The following, yes, fluff piece on Howard Pyle comes from the March 1910 issue of the Ladies' Home Journal. I don't know who wrote it and the part about his "vulnerable pocket" might be a stretch (more about that later), but it's entertaining nevertheless...
An Artist Without A Pose
It isn't often that one meets a successful artist devoid of affectation or the eccentricities of genius, but who is just a plain, every-day man, round-faced, jovial, with kindly eyes, a pleasant smile, and a mind absolutely abhorrent of pretense.
But that is Mr. Howard Pyle, the moving spirit of a unique and incessant colony of art workers in a studio at Wilmington, Delaware - a man who, by his own creative work and the wide influence he has exerted through his numerous pupils, is known as the founder of an American school of illustration.
He is the kindliest of men, a lover of children and loved by them, and his smooth face beams benevolence wherever he goes. There is no deception about the beam either. Every time he appears in the streets of Wilmington the youngsters are lying in wait for him, for they know his pocket is vulnerable. And he cannot resist their importunities.
For years he maintained a school for struggling artists, giving his service as critic and mentor free. Himself a painter, but chiefly renowned as a writer and illustrator of books and magazines, Mr. Pyle found his greatest pleasure during many years in imparting his knowledge to young men of promise, absolutely without remuneration.
Although he has discontinued this school, he still devotes half an hour every morning at his studio to criticism of those art works which are brought to him. His association is no longer with pupils but with brother artists, for he says, "I criticise their work as one artist criticises another."

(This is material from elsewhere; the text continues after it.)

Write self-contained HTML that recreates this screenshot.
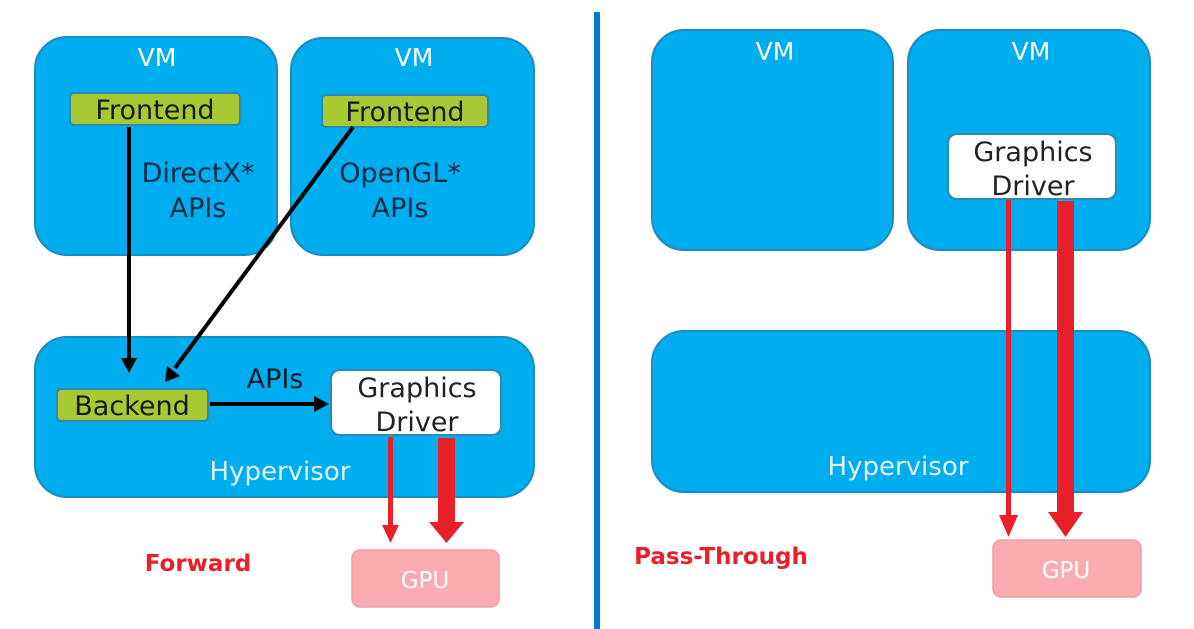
<!DOCTYPE html>
<html><head><meta charset="utf-8"><style>
html,body{margin:0;padding:0;background:#fff;}
svg{display:block;font-family:"DejaVu Sans","Liberation Sans",sans-serif;}
</style></head><body>
<svg width="1194" height="629" viewBox="0 0 1194 629" xmlns="http://www.w3.org/2000/svg">
<rect width="1194" height="629" fill="#fff"/>
<rect x="594" y="12" width="6" height="617" fill="#0a78d0"/>

<!-- LEFT -->
<g fill="#00adef" stroke="#1a8cc0" stroke-width="2">
<rect x="35" y="37" width="242" height="218" rx="32"/>
<rect x="291" y="38" width="243" height="217" rx="32"/>
<rect x="35" y="337" width="499" height="160" rx="32"/>
</g>
<g fill="#fff" font-size="25" text-anchor="middle">
<text x="157" y="66">VM</text>
<text x="414" y="66">VM</text>
<text x="280" y="480" fill="#e0f4ff" font-size="26">Hypervisor</text>
</g>
<g fill="#a6c934" stroke="#2a8ab0" stroke-width="2">
<rect x="70" y="93" width="170" height="32" rx="4"/>
<rect x="322" y="95" width="166" height="32" rx="4"/>
<rect x="57" y="389" width="151" height="32" rx="4"/>
</g>
<g font-size="27" fill="#1a1a1a" text-anchor="middle">
<text x="155" y="119">Frontend</text>
<text x="405" y="121">Frontend</text>
<text x="132" y="415">Backend</text>
</g>
<g font-size="27" fill="#0b2a44" text-anchor="middle">
<text x="198" y="182">DirectX*</text>
<text x="198" y="217">APIs</text>
<text x="400" y="182">OpenGL*</text>
<text x="400" y="217">APIs</text>
<text x="275" y="388" fill="#0b1a2a">APIs</text>
</g>
<rect x="331" y="370" width="170" height="65" rx="9" fill="#fff" stroke="#2a8ab0" stroke-width="2"/>
<g font-size="27" fill="#222" text-anchor="middle">
<text x="417" y="397">Graphics</text>
<text x="417" y="431">Driver</text>
</g>
<g stroke="#000" stroke-width="4" fill="none">
<line x1="129" y1="127" x2="129" y2="360"/>
<line x1="353" y1="127" x2="175" y2="368"/>
<line x1="210" y1="404" x2="316" y2="404"/>
</g>
<g fill="#000">
<polygon points="121,358 137,358 129,373"/>
<polygon points="180,376 167,366 165,382"/>
<polygon points="314,396 314,412 329,404"/>
</g>
<g fill="#e8202a">
<rect x="388" y="437" width="5" height="90"/>
<polygon points="382,525 399,525 390.5,543"/>
<rect x="438" y="438" width="17" height="86"/>
<polygon points="429,522 464,522 446.5,543"/>
</g>
<rect x="352" y="550" width="147" height="57" rx="8" fill="#fcacb0" stroke="#e8a0a4" stroke-width="1.5"/>
<text x="425" y="588" font-size="23" fill="#fff" text-anchor="middle">GPU</text>
<text x="198" y="571" font-size="23" font-weight="bold" fill="#e8202a" text-anchor="middle">Forward</text>

<!-- RIGHT -->
<g fill="#00adef" stroke="#1a8cc0" stroke-width="2">
<rect x="652" y="30" width="241" height="220" rx="32"/>
<rect x="908" y="30" width="242" height="220" rx="32"/>
<rect x="652" y="331" width="498" height="161" rx="32"/>
</g>
<g fill="#fff" font-size="25" text-anchor="middle">
<text x="775" y="60">VM</text>
<text x="1031" y="60">VM</text>
<text x="898" y="475" fill="#e0f4ff" font-size="26">Hypervisor</text>
</g>
<rect x="948" y="134" width="168" height="65" rx="9" fill="#fff" stroke="#2a8ab0" stroke-width="2"/>
<g font-size="27" fill="#222" text-anchor="middle">
<text x="1033" y="161">Graphics</text>
<text x="1033" y="195">Driver</text>
</g>
<g fill="#e8202a">
<rect x="1006" y="200" width="5" height="317"/>
<polygon points="999,515 1018,515 1008.5,537"/>
<rect x="1057" y="201" width="17" height="314"/>
<polygon points="1048,512 1083,512 1065.5,537"/>
</g>
<rect x="993" y="540" width="148" height="57" rx="8" fill="#fcacb0" stroke="#e8a0a4" stroke-width="1.5"/>
<text x="1066" y="578" font-size="23" fill="#fff" text-anchor="middle">GPU</text>
<text x="721" y="564" font-size="23" font-weight="bold" fill="#e8202a" text-anchor="middle">Pass-Through</text>
</svg>
</body></html>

This statement is characteristic of the intense modesty of the man. Those who bring their work to him are very far from regarding his criticism as merely that of a brother artist on an equality with themselves. He shuns all those things commonly known as theories or principles, disclaims any desire for the "uplifting of art," and avoids those high-sounding phrases which have become catch-words among artistic poseurs. Nor will he be tempted into the expression of any partisanship in favor of this or that "school."
His artistic creed is so simple and practical as to appear almost commonplace. Yet his pupils know well it is not; it is that art should represent what the people want, what they love; that the artist should base his work on simple statement of natural and psychological fact; that Americans should study at home in their own country, instead of flocking to France, where art, he thinks is "decadent," where the exhibitions, he says, are "decidedly bad in drawing and color," and where there are no longer any teaching artists who may be called "distinguished."
Then he will talk along quietly of his interest in the work of young artists, of his constant pleasure in helping them along over difficulties. He will speak of inspiration as a thing wholly normal to the normal man, and will tell you that all of his own work is done with no grandiloquent purpose, but only because he finds it natural and desirable to do it.
There is no pose about Howard Pyle: great as an illustrator, perhaps the greatest in America, he is equally as great as a man.